* [Task directions] Where a line in the listing contains the string "seaborn", copy that line out.

* [Source excerpt]
>>>

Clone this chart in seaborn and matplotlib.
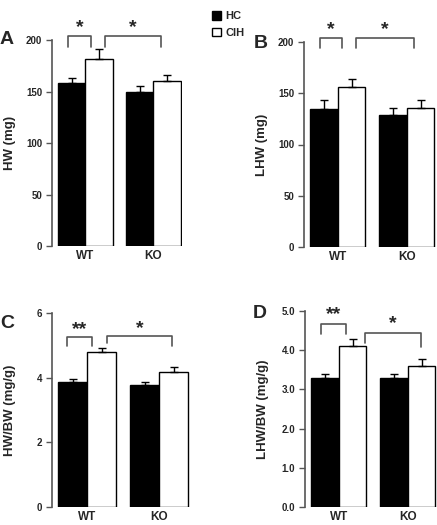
import numpy as np
import pandas as pd
import matplotlib
matplotlib.use("Agg")
import matplotlib.pyplot as plt
import seaborn as sns

# ---- data (WT, KO) ----
genotypes = ["WT", "KO"]
conditions = ["HC", "CIH"]

hw_hc = [158, 150]
hw_cih = [182, 160]
hw_hc_sem = [5, 5]
hw_cih_sem = [9, 6]

lhw_hc = [135, 129]
lhw_cih = [156, 136]
lhw_hc_sem = [8, 7]
lhw_cih_sem = [8, 7]

hwbw_hc = [3.87, 3.77]
hwbw_cih = [4.78, 4.17]
hwbw_hc_sem = [0.10, 0.09]
hwbw_cih_sem = [0.15, 0.15]

lhwbw_hc = [3.30, 3.30]
lhwbw_cih = [4.10, 3.60]
lhwbw_hc_sem = [0.10, 0.10]
lhwbw_cih_sem = [0.18, 0.18]

# significance labels: (WT HC vs WT CIH), (WT CIH vs KO CIH)
sig_A = ["*", "*"]
sig_B = ["*", "*"]
sig_C = ["**", "*"]
sig_D = ["**", "*"]

sns.set_style("white")
plt.rcParams["font.family"] = ["Liberation Sans", "DejaVu Sans"]
plt.rcParams["font.weight"] = "bold"

W, H = 437, 525
fig = plt.figure(figsize=(W / 100, H / 100), dpi=100)

XLIM = (-0.49, 1.42)
GRAY = "#555555"


def make_df(hc, cih):
    rows = []
    for i, g in enumerate(genotypes):
        rows.append({"genotype": g, "condition": "HC", "value": hc[i]})
        rows.append({"genotype": g, "condition": "CIH", "value": cih[i]})
    return pd.DataFrame(rows)


def panel(px_left, px_top, px_bottom, group_px, hc, cih, hc_sem, cih_sem,
          ylim, yticks, fmt, ylabel, sig, brackets, letter, letter_xy):
    width_px = (XLIM[1] - XLIM[0]) * group_px
    ax = fig.add_axes([px_left / W, 1 - px_bottom / H,
                       width_px / W, (px_bottom - px_top) / H])
    df = make_df(hc, cih)
    sns.barplot(data=df, x="genotype", y="value", hue="condition",
                hue_order=conditions, order=genotypes,
                palette=["black", "white"], edgecolor="black", linewidth=1,
                errorbar=None, width=0.8, ax=ax, legend=True)
    # upward-only error bars
    sems = [hc_sem, cih_sem]
    for cont, sem in zip(ax.containers, sems):
        xs = [b.get_x() + b.get_width() / 2 for b in cont]
        ys = [b.get_height() for b in cont]
        ax.errorbar(xs, ys, yerr=[np.zeros(len(sem)), sem], fmt="none",
                    ecolor="black", elinewidth=1, capsize=3, capthick=1,
                    zorder=1)
    ax.set_xlim(*XLIM)
    ax.set_ylim(*ylim)
    ax.set_yticks(yticks)
    ax.set_yticklabels([fmt.format(t) for t in yticks])
    ax.set_xlabel("")
    ax.set_ylabel(ylabel, fontsize=9.5, fontweight="bold")
    ax.yaxis.set_label_coords(-36 / width_px, 0.5)
    for s in ["top", "right", "bottom"]:
        ax.spines[s].set_visible(False)
    ax.spines["left"].set_color(GRAY)
    ax.spines["left"].set_linewidth(1.2)
    ax.tick_params(axis="y", direction="out", length=4, width=1, color=GRAY,
                   labelsize=7, pad=3, left=True)
    ax.tick_params(axis="x", length=0, labelsize=8.5, pad=3)
    for t in ax.get_xticklabels() + ax.get_yticklabels():
        t.set_fontweight("bold")
    # significance brackets
    for (x0, x1, ytop, yl0, yl1, ystar), s in zip(brackets, sig):
        ax.plot([x0, x0, x1, x1], [yl0, ytop, ytop, yl1], color=GRAY,
                lw=1.2, clip_on=False)
        ax.text((x0 + x1) / 2, ystar, s, ha="center", va="center",
                fontsize=14, fontweight="bold", clip_on=False)
    fig.text(letter_xy[0] / W, 1 - letter_xy[1] / H, letter, ha="left",
             va="center", fontsize=14, fontweight="bold")
    return ax


axA = panel(52, 40, 246, 68, hw_hc, hw_cih, hw_hc_sem, hw_cih_sem,
            (0, 200), [0, 50, 100, 150, 200], "{:.0f}", "HW (mg)", sig_A,
            [(-0.26, 0.09, 204, 193, 193, 212),
             (0.29, 1.12, 204, 193, 193, 212)],
            "A", (0, 40))
axB = panel(304, 42, 247, 69, lhw_hc, lhw_cih, lhw_hc_sem, lhw_cih_sem,
            (0, 200), [0, 50, 100, 150, 200], "{:.0f}", "LHW (mg)", sig_B,
            [(-0.26, 0.06, 204, 194, 194, 212),
             (0.26, 1.10, 204, 194, 194, 212)],
            "B", (254, 43))
axC = panel(52, 313, 507, 72, hwbw_hc, hwbw_cih, hwbw_hc_sem, hwbw_cih_sem,
            (0, 6), [0, 2, 4, 6], "{:.0f}", "HW/BW (mg/g)", sig_C,
            [(-0.28, 0.06, 5.27, 4.98, 4.98, 5.50),
             (0.28, 1.17, 5.29, 5.08, 4.98, 5.52)],
            "C", (0, 323))
axD = panel(305, 311, 507, 69, lhwbw_hc, lhwbw_cih, lhwbw_hc_sem, lhwbw_cih_sem,
            (0, 5), [0, 1, 2, 3, 4, 5], "{:.1f}", "LHW/BW (mg/g)", sig_D,
            [(-0.26, 0.10, 4.67, 4.42, 4.42, 4.90),
             (0.38, 1.19, 4.44, 4.19, 4.09, 4.67)],
            "D", (253, 313))

handles, labels = axA.get_legend_handles_labels()
for a in [axA, axB, axC, axD]:
    if a.get_legend() is not None:
        a.get_legend().remove()
fig.legend(handles, labels, loc="upper left",
           bbox_to_anchor=(202 / W, 1 - 1 / H), frameon=False,
           handlelength=0.8, handleheight=0.8, handletextpad=0.4,
           labelspacing=0.6, prop={"size": 8, "weight": "bold"})

fig.savefig("out.png", dpi=100)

<<<

* [Response]
Clone this chart in seaborn and matplotlib.
import seaborn as sns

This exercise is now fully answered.